The reservation of the ashes of the departed in a sacred place ensures that they are not excluded from the prayers and remembrance of their family or the Christian community. It prevents the faithful departed from being forgotten, or their remains from being shown a lack of respect, which eventuality is possible, most especially once the immediately subsequent generation has too passed away.

You can pray for the faithfully departed wherever you like, but being by their graveside in a cemetery helps to underscore the reality of death and of our hope for the resurrection. If, instead, you scatter the ashes of your loved ones over the water (or worse, in Disneyland), that place is gone.

Contrast this with the example of saints like St. Thomas Aquinas. The relics of the saints are preserved in various churches (and even travel around from church to church) not because we think the body is trivial, but precisely because we know it’s not. The relics of the saints are placed in sacred places, churches, and the faithful can come and ask the saints’ intercession. Instead of having one place dedicated to their body and their memory, a particular saint may have many. But their relics are still strikingly (and to some, unnervingly) bodily. The body isn’t discarded, but remains in its proper place in our prayer and contemplation.

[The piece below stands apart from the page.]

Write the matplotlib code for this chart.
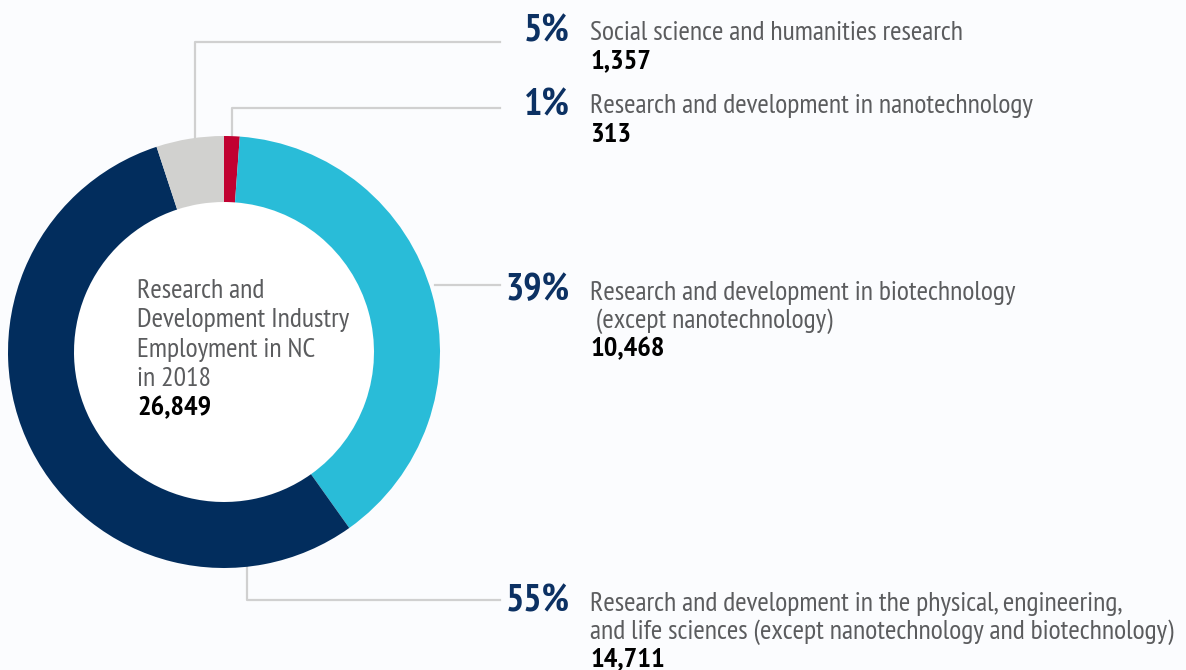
import matplotlib
matplotlib.use("Agg")
import matplotlib.pyplot as plt
from matplotlib import font_manager

# data (clockwise from 12 o'clock)
categories = [
    ["Research and development in nanotechnology"],
    ["Research and development in biotechnology", " (except nanotechnology)"],
    ["Research and development in the physical, engineering,",
     "and life sciences (except nanotechnology and biotechnology)"],
    ["Social science and humanities research"],
]
employment = [313, 10468, 14711, 1357]
pct_labels = ["1%", "39%", "55%", "5%"]
value_labels = ["313", "10,468", "14,711", "1,357"]
total_label = "26,849"
center_title = ["Research and", "Development Industry", "Employment in NC", "in 2018"]

colors = ["#c10131", "#29bcd8", "#022d5d", "#d1d1cf"]
navy = "#0c3163"
gray_txt = "#5b5c5e"
line_col = "#d0d0d0"

# condensed face if there is one, else plain Roboto a bit smaller
avail = {f.name for f in font_manager.fontManager.ttflist}
if "PT Sans Narrow" in avail:
    fam, k = "PT Sans Narrow", 1.0
else:
    fam, k = "Roboto", 0.82
plt.rcParams["font.family"] = [fam, "DejaVu Sans"]

W, H = 1186, 670
fig = plt.figure(figsize=(W / 100, H / 100), dpi=100)
fig.patch.set_facecolor("#fbfcfe")
ax = fig.add_axes([0, 0, 1, 1])
ax.set_facecolor("#fbfcfe")


def py(y):
    # pixel row -> data y
    return H - y


cx, cy, r_out, r_in = 224, 352, 216, 150
ax.pie(employment, colors=colors, startangle=90, counterclock=False,
       center=(cx, py(cy)), radius=r_out,
       wedgeprops=dict(width=r_out - r_in, linewidth=0))
ax.add_patch(plt.Circle((cx, py(cy)), r_in, color="white", zorder=0.5))

ax.set_xlim(0, W)
ax.set_ylim(0, H)
ax.set_aspect("equal")
ax.axis("off")

# leader lines
lw = 1.6
ax.plot([195, 195, 500], [py(142), py(42), py(42)], color=line_col, lw=lw, zorder=0)
ax.plot([232, 232, 500], [py(138), py(108), py(108)], color=line_col, lw=lw, zorder=0)
ax.plot([435, 500], [py(285), py(285)], color=line_col, lw=lw, zorder=0)
ax.plot([247, 247, 500], [py(566), py(600), py(600)], color=line_col, lw=lw, zorder=0)

fs_pct = 27.5 * k
fs_lab = 20 * k
fs_val = 20.5 * k
step = 28

# side labels: (pct baseline, first label baseline, value baseline)
rows = {
    3: (41, 40, 68),
    0: (115, 113, 142),
    1: (300, 300, 356),
    2: (611, 611, 666),
}
for i, (yp, yl, yv) in rows.items():
    ax.text(570, py(yp), pct_labels[i], ha="right", va="baseline",
            fontsize=fs_pct, fontweight="bold", color=navy)
    for j, line in enumerate(categories[i]):
        ax.text(590, py(yl + j * step), line, ha="left", va="baseline",
                fontsize=fs_lab, color=gray_txt)
    ax.text(590, py(yv), value_labels[i], ha="left", va="baseline",
            fontsize=fs_val, fontweight="bold", color="black")

# centre text
for j, line in enumerate(center_title):
    ax.text(137, py(298 + j * 29.3), line, ha="left", va="baseline",
            fontsize=fs_lab, color=gray_txt)
ax.text(137, py(415), total_label, ha="left", va="baseline",
        fontsize=fs_val, fontweight="bold", color="black")

fig.savefig("out.png", dpi=100, facecolor=fig.get_facecolor())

So rather than a contradiction, what we really find is a coherent view of the dignity of the human person and the human body. St. Paul reminds us that “Christ has been raised from the dead, the first fruits of those who have fallen asleep” (1 Cor. 15:20). As Christ rose bodily from the dead, the saints (not only the canonized, but all of those who die in friendship with God!) will likewise rise bodily from the grave one day. And so we treat our bodies with dignity, even in death, and with a special reverence for the bodies of those who we know to be saints.